By Our Special Correspondent
New Delhi, October 22: A day after Union Minister Bhupender Yadav was mobbed by angry party workers in Jabalpur, his colleague in the council of ministers the Centre Pralhad Singh Patel faced the anger of the BJP workers in Chhindwara, Madhya Pradesh. After releasing five lists with a total of 228 candidates for the Madhya Pradesh Assembly elections, the BJP appears to have run into a battle within the party ranks.
In Jabalpur, the supporters of Sharad Jain who had lost narrowly in the 2018 Assembly election in Madhya Pradesh mobbed Yadav on Saturday after the BJP released the fifth list. Jain had lost to Vinay Saxena of the Congress with a narrow difference of just 578 votes. His supporters claim that Jain had the lost election because of the rebel factor within the party in the last election. Jain was denied ticket from Jabalpur North Assembly seat, as the party fielded Abhilash Pandey from the constituency.
Patel on the other hand was mobbed by the angry workers in Chhindwara on Sunday. After the release of earlier lists also, the BJP ranks grew restive over denial of tickets to aspirants as well as local satraps. The BJP denied tickets to 29 sitting MLAS in the fifth list which consisted of 92 candidates.
At the same time, the BJP has fielded score of candidates who are past the unofficial age ceiling of the party for the electoral politics in Madhya Pradesh. The likes of Jayant Malviya, 76, Maya Singh, 74, Sitasharan Sharma. 73, and others represent the old brigade in the saffron outfit who have been fielded in the election.
With rebellion gaining wind in the ranks of the BJP in the state, the party leaders now are faced with an additional burden to buy peace with the ‘angry birds’. Incidentally, the BJP is no stranger to rebellion as the saffron outfit’s experimentation to mix expediency with experiment has been met with successes and failures in the state elections.
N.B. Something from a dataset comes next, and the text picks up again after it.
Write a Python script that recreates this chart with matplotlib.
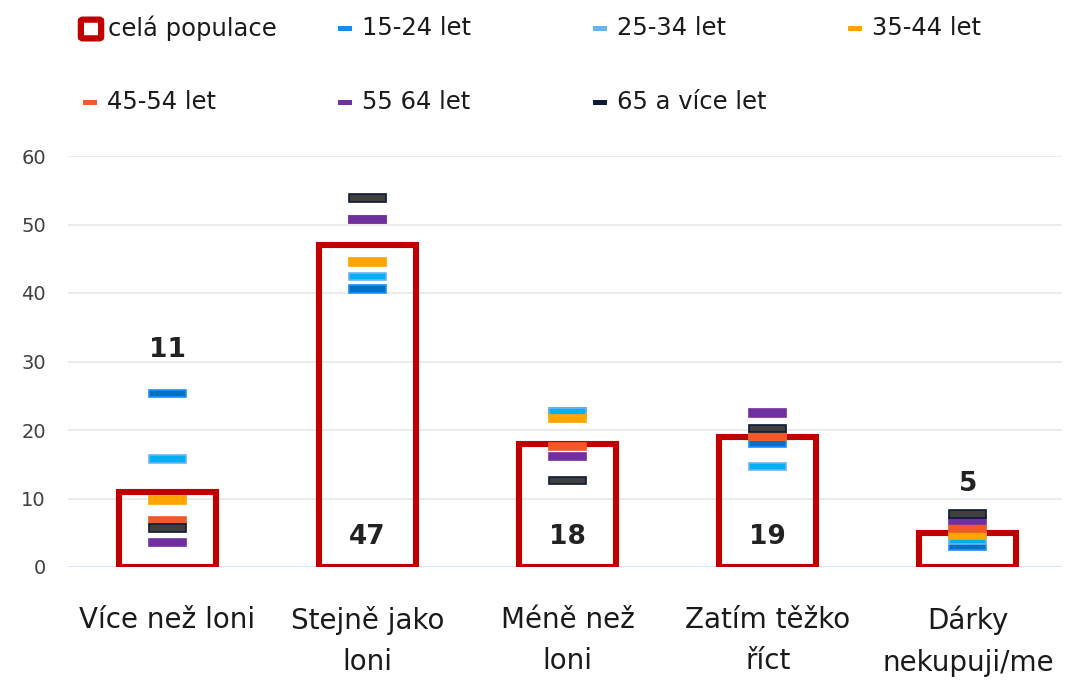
import numpy as np
import matplotlib.pyplot as plt
from matplotlib.patches import Rectangle, FancyBboxPatch

# data
categories = ['Více než loni', 'Stejně jako\nloni', 'Méně než\nloni',
              'Zatím těžko\nříct', 'Dárky\nnekupuji/me']
cela_populace = [11, 47, 18, 19, 5]

group_names = ['15-24 let', '25-34 let', '35-44 let', '45-54 let', '55 64 let', '65 a více let']
g15_24 = [25.3, 40.6, 22.6, 18.1, 3.0]
g25_34 = [15.8, 42.4, 22.7, 14.7, 3.9]
g35_44 = [9.8, 44.5, 21.7, 19.1, 4.6]
g45_54 = [6.7, 50.7, 17.6, 19.1, 5.6]
g55_64 = [3.6, 50.7, 16.1, 22.5, 6.8]
g65 = [5.7, 53.9, 12.6, 20.2, 7.7]
groups = [g15_24, g25_34, g35_44, g45_54, g55_64, g65]

fills = ['#0070C0', '#00B0F0', '#FFA500', '#F05A28', '#7030A0', '#404040']
edges = ['#1E90FF', '#6CB4F5', '#FFA500', '#F05A28', '#7030A0', '#0C1A33']
legend_cols = ['#1E88E5', '#64B5F6', '#FFA500', '#F05A28', '#7030A0', '#0C1A33']

W, H = 1066, 681
fig = plt.figure(figsize=(W / 100, H / 100), dpi=100)
ax = fig.add_axes([68 / W, (H - 567) / H, (1062 - 68) / W, (567 - 156) / H])

x = np.arange(len(categories))
ax.bar(x, cela_populace, width=0.485, fill=False, edgecolor='#C00000', linewidth=4.4, zorder=2)

for vals, fc, ec in zip(groups, fills, edges):
    v = np.array(vals)
    ax.bar(x, 1.1, bottom=v - 0.55, width=0.185, color=fc, edgecolor=ec, linewidth=1.2, zorder=3)

# value labels: above for first and last, at the base for the rest
label_y = [31.7, 4.4, 4.4, 4.4, 12.1]
for xi, val, ly in zip(x, cela_populace, label_y):
    ax.text(xi, ly, str(val), ha='center', va='center', fontsize=19,
            fontweight='bold', color='#222222', zorder=4)

ax.set_xlim(-0.495, 4.47)
ax.set_ylim(0, 60)
ax.set_yticks(range(0, 61, 10))
ax.set_xticks(x)
ax.set_xticklabels(categories, fontsize=20, color='#1a1a1a', linespacing=1.6)
ax.tick_params(axis='x', length=0, pad=28)
ax.tick_params(axis='y', length=0, labelsize=14, labelcolor='#404040', pad=16)
ax.grid(axis='y', color='#E8E8E8', linewidth=1.2, zorder=0)
ax.set_axisbelow(True)
for s in ax.spines.values():
    s.set_visible(False)
ax.axhline(0, color='#D9E3F5', linewidth=2, zorder=1)

# legend, built by hand in pixel positions
def fx(px):
    return px / W

def fy(py):
    return 1 - py / H

fig.add_artist(FancyBboxPatch((fx(83), fy(37)), fx(16), 16 / H,
                              boxstyle='round,pad=0.002', facecolor='white',
                              edgecolor='#C00000', linewidth=4.5, transform=fig.transFigure))
fig.text(fx(108), fy(28), 'celá populace', fontsize=17.5, va='center', color='#1a1a1a')

pos = [(338, 28), (593, 28), (848, 28), (83, 102), (338, 102), (593, 102)]
for name, col, (px, py) in zip(group_names, legend_cols, pos):
    fig.add_artist(Rectangle((fx(px), fy(py + 2.5)), fx(14), 5 / H,
                             facecolor=col, edgecolor='none', transform=fig.transFigure))
    fig.text(fx(px + 24), fy(py), name, fontsize=17.5, va='center', color='#1a1a1a')

fig.savefig('out.png', dpi=100, facecolor='white')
While the BJP fielded almost 70 candidates for Karnataka Assembly election this year who were less than 50 years in the age, the saffron outfit was handed over disastrous outcomes as the party lost several seats solely because of the choice of the candidates. “If the BJP had not faced rebellion and the party leaders were united, the BJP would have been in Karnataka,” said a senior BJP functionary.